Sunday, April 1, 2012

My Drunk Blog: Horror

Here I am, sitting on my couch once again at home - now officially moved home, I might add! - thinking about making a blog post about just that very fact when, oh, I find this treasure from last weekend.  I had a feeling there was something off with the number of posts I saw on my blogger dashboard, and lo and behold, this gem of a drunk blog was sitting there untouched.  As I now no longer feel like typing any more (maybe I'll write tomorrow..) I am assuming my duty to post what I penned a week ago while under the influence.  Enjoy as I fear for my life due to the bumps in the night.

Snakes on a Plane!  I don't really like that movie because I'm afraid of snakes.  But I saw it in theaters, and I was the only person in the theater so I thought there were vipers chilling with me, and I actually also own it on DVD cause I'm a fool.  Why have I been drinking?  Well, I went out for dinner with people who were certainly not my family, and therefore, I had three beers and god forbid wasting a buzz so I'm sitting at my computer with an open beer in hand.  I shouldn't even be allowed to drink at restaurants because my meal was something like fifteen dollars and yet my bill was fifty and HOLY, HOLY MOTHERFUCKING SHIT, THERE IS A HUGE FUCKING NOISE UPSTAIRS, WHAT IN THE FUCK, IT'S COMING FROM MY SISTER'S ROOM AND I'M HOME ALONE AND FUCK, FUCK, I'M DEAD.  GOODBYE WORLD.  I LOVED YOU BUT IT'S COOL.  I'M MEANT TO DIE AS A VICTIM ON CRIMINAL MINDS.  THIRTEEN GHOSTS, THE WOMAN IN BLACK, FUCK.
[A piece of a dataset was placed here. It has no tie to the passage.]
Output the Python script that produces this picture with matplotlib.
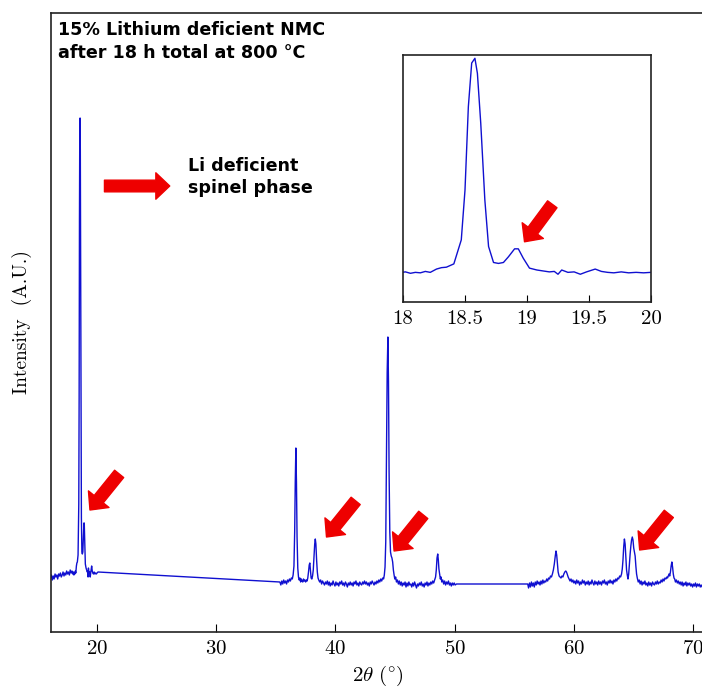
import matplotlib
matplotlib.use("Agg")
import matplotlib.pyplot as plt
import numpy as np

# XRD pattern (2theta in degrees, intensity in arbitrary units)
# segment 1: around the (003) peak
tt_seg1 = [16.10, 16.18, 16.25, 16.33, 16.40, 16.48, 16.55, 16.63, 16.70, 16.78,
           16.85, 16.93, 17.00, 17.08, 17.15, 17.23, 17.30, 17.38, 17.45, 17.53,
           17.60, 17.68, 17.75, 17.83, 17.90, 17.96, 18.02, 18.06, 18.10, 18.14,
           18.18, 18.22, 18.27, 18.31, 18.35, 18.41, 18.47, 18.50, 18.527, 18.554,
           18.58, 18.60, 18.627, 18.66, 18.69, 18.73, 18.77, 18.81, 18.85, 18.90,
           18.93, 18.97, 19.02, 19.08, 19.13, 19.18, 19.22, 19.25, 19.28, 19.33,
           19.38, 19.43, 19.48, 19.55, 19.60, 19.65, 19.70, 19.76, 19.82, 19.88,
           19.94, 20.00, 20.08]
int_seg1 = [54, 57, 52, 56, 53, 58, 55, 57, 53, 58,
            56, 59, 55, 57, 60, 56, 59, 57, 61, 58,
            60, 57, 62, 59, 61, 58, 60, 57, 59, 58,
            61, 59, 66, 69, 70, 77, 128, 234, 411, 504,
            514, 482, 376, 213, 114, 80, 78, 80, 92, 109,
            109, 89, 68, 64, 62, 60, 61, 55, 64, 59,
            60, 55, 60, 66, 61, 59, 58, 60, 58, 59,
            58, 59, 60]

# segment 2: 35 - 50 deg
tt_seg2 = [35.34, 35.42, 35.50, 35.58, 35.66, 35.74, 35.82, 35.90, 35.98, 36.06,
           36.14, 36.22, 36.30, 36.38, 36.45, 36.52, 36.58, 36.63, 36.68, 36.73,
           36.78, 36.84, 36.90, 36.96, 37.02, 37.08, 37.14, 37.20, 37.26, 37.32,
           37.38, 37.44, 37.50, 37.56, 37.62, 37.68, 37.74, 37.80, 37.85, 37.90,
           37.96, 38.02, 38.08, 38.14, 38.20, 38.26, 38.31, 38.36, 38.42, 38.48,
           38.54, 38.60, 38.68, 38.76, 38.84, 38.92, 39.00, 39.08, 39.16, 39.24,
           39.32, 39.40, 39.48, 39.56, 39.64, 39.72, 39.80, 39.88, 39.96, 40.04,
           40.12, 40.20, 40.28, 40.36, 40.44, 40.52, 40.60, 40.68, 40.76, 40.84,
           40.92, 41.00, 41.08, 41.16, 41.24, 41.32, 41.40, 41.48, 41.56, 41.64,
           41.72, 41.80, 41.88, 41.96, 42.04, 42.12, 42.20, 42.28, 42.36, 42.44,
           42.52, 42.60, 42.68, 42.76, 42.84, 42.92, 43.00, 43.08, 43.16, 43.24,
           43.32, 43.40, 43.48, 43.56, 43.64, 43.72, 43.80, 43.88, 43.96, 44.04,
           44.10, 44.16, 44.22, 44.28, 44.34, 44.40, 44.45, 44.50, 44.56, 44.62,
           44.68, 44.74, 44.80, 44.86, 44.92, 44.98, 45.05, 45.12, 45.20, 45.28,
           45.36, 45.44, 45.52, 45.60, 45.68, 45.76, 45.84, 45.92, 46.00, 46.08,
           46.16, 46.24, 46.32, 46.40, 46.48, 46.56, 46.64, 46.72, 46.80, 46.88,
           46.96, 47.04, 47.12, 47.20, 47.28, 47.36, 47.44, 47.52, 47.60, 47.68,
           47.76, 47.84, 47.92, 48.00, 48.08, 48.16, 48.24, 48.32, 48.40, 48.46,
           48.52, 48.58, 48.63, 48.68, 48.74, 48.80, 48.86, 48.92, 49.00, 49.08,
           49.16, 49.24, 49.32, 49.40, 49.48, 49.56, 49.64, 49.72, 49.80, 49.88,
           49.96, 50.04, 50.15]
int_seg2 = [50, 47, 51, 48, 52, 49, 51, 48, 52, 50,
            53, 51, 54, 53, 57, 66, 100, 150, 184, 150,
            95, 64, 55, 52, 54, 50, 53, 51, 50, 53,
            51, 52, 50, 52, 51, 54, 60, 67, 69, 62,
            54, 53, 56, 62, 75, 88, 93, 88, 72, 60,
            54, 52, 50, 52, 48, 51, 49, 47, 50, 48,
            51, 47, 50, 46, 49, 47, 51, 48, 46, 50,
            47, 49, 46, 50, 48, 51, 47, 49, 46, 50,
            48, 45, 49, 47, 50, 47, 49, 46, 50, 48,
            51, 47, 49, 46, 50, 48, 47, 50, 48, 51,
            48, 50, 47, 49, 46, 50, 48, 51, 49, 47,
            50, 48, 51, 49, 52, 50, 53, 51, 54, 53,
            57, 65, 90, 170, 260, 295, 250, 160, 100, 80,
            76, 74, 70, 62, 57, 53, 55, 50, 52, 48,
            51, 47, 50, 46, 49, 47, 50, 45, 49, 46,
            50, 47, 48, 45, 49, 46, 50, 47, 44, 48,
            46, 49, 47, 50, 46, 48, 45, 49, 47, 50,
            46, 49, 47, 50, 48, 51, 49, 52, 55, 62,
            74, 78, 72, 63, 58, 53, 55, 50, 52, 48,
            51, 47, 50, 48, 51, 47, 49, 46, 49, 47,
            49, 47, 48]

# segment 3: 56 - 71 deg
tt_seg3 = [56.13, 56.20, 56.28, 56.36, 56.44, 56.52, 56.60, 56.68, 56.76, 56.84,
           56.92, 57.00, 57.08, 57.16, 57.24, 57.32, 57.40, 57.48, 57.56, 57.64,
           57.72, 57.80, 57.88, 57.96, 58.04, 58.12, 58.20, 58.28, 58.36, 58.44,
           58.50, 58.56, 58.62, 58.68, 58.76, 58.84, 58.92, 59.00, 59.08, 59.16,
           59.24, 59.32, 59.38, 59.44, 59.52, 59.60, 59.68, 59.76, 59.84, 59.92,
           60.00, 60.08, 60.16, 60.24, 60.32, 60.40, 60.48, 60.56, 60.64, 60.72,
           60.80, 60.88, 60.96, 61.04, 61.12, 61.20, 61.28, 61.36, 61.44, 61.52,
           61.60, 61.68, 61.76, 61.84, 61.92, 62.00, 62.08, 62.16, 62.24, 62.32,
           62.40, 62.48, 62.56, 62.64, 62.72, 62.80, 62.88, 62.96, 63.04, 63.12,
           63.20, 63.28, 63.36, 63.44, 63.52, 63.60, 63.68, 63.76, 63.84, 63.92,
           64.00, 64.06, 64.12, 64.18, 64.24, 64.30, 64.36, 64.42, 64.48, 64.54,
           64.60, 64.66, 64.72, 64.78, 64.84, 64.90, 64.96, 65.02, 65.08, 65.14,
           65.20, 65.26, 65.32, 65.40, 65.48, 65.56, 65.64, 65.72, 65.80, 65.88,
           65.96, 66.04, 66.12, 66.20, 66.28, 66.36, 66.44, 66.52, 66.60, 66.68,
           66.76, 66.84, 66.92, 67.00, 67.08, 67.16, 67.24, 67.32, 67.40, 67.48,
           67.56, 67.64, 67.72, 67.80, 67.86, 67.92, 67.98, 68.04, 68.10, 68.16,
           68.22, 68.28, 68.34, 68.40, 68.46, 68.52, 68.60, 68.68, 68.76, 68.84,
           68.92, 69.00, 69.08, 69.16, 69.24, 69.32, 69.40, 69.48, 69.56, 69.64,
           69.72, 69.80, 69.88, 69.96, 70.04, 70.12, 70.20, 70.28, 70.36, 70.44,
           70.52, 70.60, 70.68, 70.76, 70.84, 70.92, 71.00]
int_seg3 = [48, 44, 49, 45, 50, 46, 49, 45, 50, 47,
            51, 48, 50, 47, 51, 48, 52, 49, 51, 50,
            53, 51, 54, 53, 56, 55, 58, 62, 68, 76,
            81, 77, 68, 60, 56, 55, 54, 56, 55, 58,
            60, 61, 60, 58, 55, 53, 51, 53, 50, 52,
            49, 51, 48, 52, 49, 51, 47, 50, 48, 52,
            49, 51, 47, 50, 48, 51, 47, 50, 48, 52,
            49, 47, 51, 48, 50, 47, 51, 48, 50, 47,
            51, 49, 52, 48, 50, 47, 51, 49, 52, 49,
            51, 48, 52, 50, 53, 51, 54, 53, 56, 55,
            58, 63, 72, 85, 93, 88, 74, 62, 57, 53,
            58, 68, 78, 86, 92, 95, 92, 84, 80, 76,
            66, 58, 54, 50, 52, 48, 51, 47, 50, 48,
            51, 47, 49, 46, 50, 47, 49, 46, 50, 48,
            47, 50, 48, 51, 48, 50, 49, 52, 50, 53,
            51, 54, 53, 55, 54, 56, 58, 56, 60, 66,
            70, 65, 58, 54, 53, 50, 52, 49, 51, 48,
            50, 47, 50, 46, 49, 47, 50, 46, 49, 47,
            49, 46, 48, 45, 48, 46, 49, 45, 48, 46,
            48, 45, 47, 45, 48, 46, 47]

two_theta = np.array(tt_seg1 + tt_seg2 + tt_seg3)
intensity = np.array(int_seg1 + int_seg2 + int_seg3)

main_xticks = [20, 30, 40, 50, 60, 70]
inset_xticks = [18, 18.5, 19, 19.5, 20]

plt.rcParams["font.family"] = "cmr10"
plt.rcParams["mathtext.fontset"] = "cm"
plt.rcParams["axes.formatter.use_mathtext"] = True

fig = plt.figure(figsize=(7.02, 6.94), dpi=100)
ax = fig.add_axes([51 / 702, 62 / 694, 654 / 702, 619 / 694])

ax.plot(two_theta, intensity, color="#1010d0", linewidth=1.0)
ax.set_xlim(16.14, 71.0)
ax.set_ylim(0, 619)
ax.set_xticks(main_xticks)
ax.set_yticks([])
ax.tick_params(axis="x", direction="in", length=6, labelsize=15, pad=6)
for s in ax.spines.values():
    s.set_linewidth(1.2)
    s.set_color("#222222")
ax.set_xlabel(r"$2\theta\ (^{\circ})$", fontsize=15, labelpad=4)
ax.set_ylabel("Intensity  (A.U.)", fontsize=14, labelpad=14)

# annotations
bold = dict(family="DejaVu Sans", fontweight="bold", fontsize=12.6, color="black")
ax.text(0.011, 0.987, "15% Lithium deficient NMC\nafter 18 h total at 800 \u00b0C",
        transform=ax.transAxes, va="top", ha="left", linespacing=1.35, **bold)
ax.text(0.210, 0.767, "Li deficient\nspinel phase", transform=ax.transAxes,
        va="top", ha="left", linespacing=1.3, **bold)

arrow = dict(arrowstyle="simple,head_length=0.5,head_width=0.95,tail_width=0.42",
             color="#ee0000", shrinkA=0, shrinkB=0, mutation_scale=20)
ax.annotate("", xy=(26.1, 446), xytext=(-47, 0), textcoords="offset points",
            arrowprops=arrow)
for tip in [(19.41, 122), (39.25, 95), (44.92, 81), (65.52, 82)]:
    ax.annotate("", xy=tip, xytext=(21, 26), textcoords="offset points",
                arrowprops=arrow)

# inset zoom on 18-20 deg
axin = fig.add_axes([403 / 702, 392 / 694, 248 / 702, 247 / 694])
axin.plot(two_theta, intensity, color="#1010d0", linewidth=1.0)
axin.set_xlim(18, 20)
axin.set_ylim(-4, 521)
axin.set_xticks(inset_xticks)
axin.set_xticklabels(["18", "18.5", "19", "19.5", "20"])
axin.set_yticks([])
axin.tick_params(axis="x", direction="in", length=5, labelsize=15, pad=6)
for s in axin.spines.values():
    s.set_linewidth(1.2)
    s.set_color("#222222")
axin.annotate("", xy=(18.98, 124), xytext=(20, 27), textcoords="offset points",
              arrowprops=arrow)

fig.savefig("out.png", dpi=100)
Update, I don't know what the sound was upstairs, I could possibly be a dead man but instead of investigating I just drank another beer.  I'm expecting to see some gnarly ass bitch crawling down the stairs being all yo, hey bitty, I'm killing you now, sorry for the disturbance LOLZ.  That's how I picture it.  Ever since reading Harry Potter and the Prisoner of Azkaban I've been terrified of home invasions, mostly because of the scene where Ron wakes up to Sirius over his bed.  My bedroom is right above the garage, and it'll easy to get into my bedroom so long as you climb onto the garage roof that sticks out, and, well, fuck.  Watching Criminal Minds religiously has not helped at all, and now I picture endless ways in which crazy motherfuckers can break into my house and I love that Firefox recognizes motherfucker as a word from the dictionary.  You go, ghetto ass dictionary.

So there wasn't any Thirteen Ghosts upstairs, but then I realized I can't see them without the glasses and I don't own any.. I'm alive, and with life comes more beer, so hoooooray.  I'm currently watching the MuchMusic countdown, and it makes me realize how little music I actually enjoy is "popular" and that sounds pretentious, certainly, but it's obvious that I'm no Bieleber or fan of OneDirection or whatever the hell that herd of chickens is called.  Sticking to Lana Del Wife, go watch her video for Blue Jeans and you don't need to enjoy it, I don't even care that it takes her four minutes to get into a fucking pool, whatever, keep up the slow motion and alligators.  Lana Del Marry Me.

I'm now watching Saturday Night Live but 1. it's a rerun with Anna Faris which is not a good episode at all except for the skit What's Wrong with Tanya? which is hilarious and 2. since I've drank so much everything seems fast forwarded.  Why, just two minutes ago it was a commercial break, and now there's a commercial break.  Either I'm foolish or advertisers are assholes.  Probably, but I just dealt with my parents while I'm drunk and I got away with it, I'm a sober bastard to them.  One time I got fucking drunk as hell before class but that was before I lived on campus so I commuted home, and somehow I got on a bus, a train, and was picked up by my mom.  While drunk I made my mom make me eggs and I took two bites then ran to the washroom and puked everywhere before I went to bed at 7:30pm.  Shhhs, they don't know I was a drunk that night, but they probably, probably did, but my parents were dumb because they didn't know I've been getting drunk since I was sixteen.  Simple, simple parents.  Shit, I puked in my mouth.  Goodnight.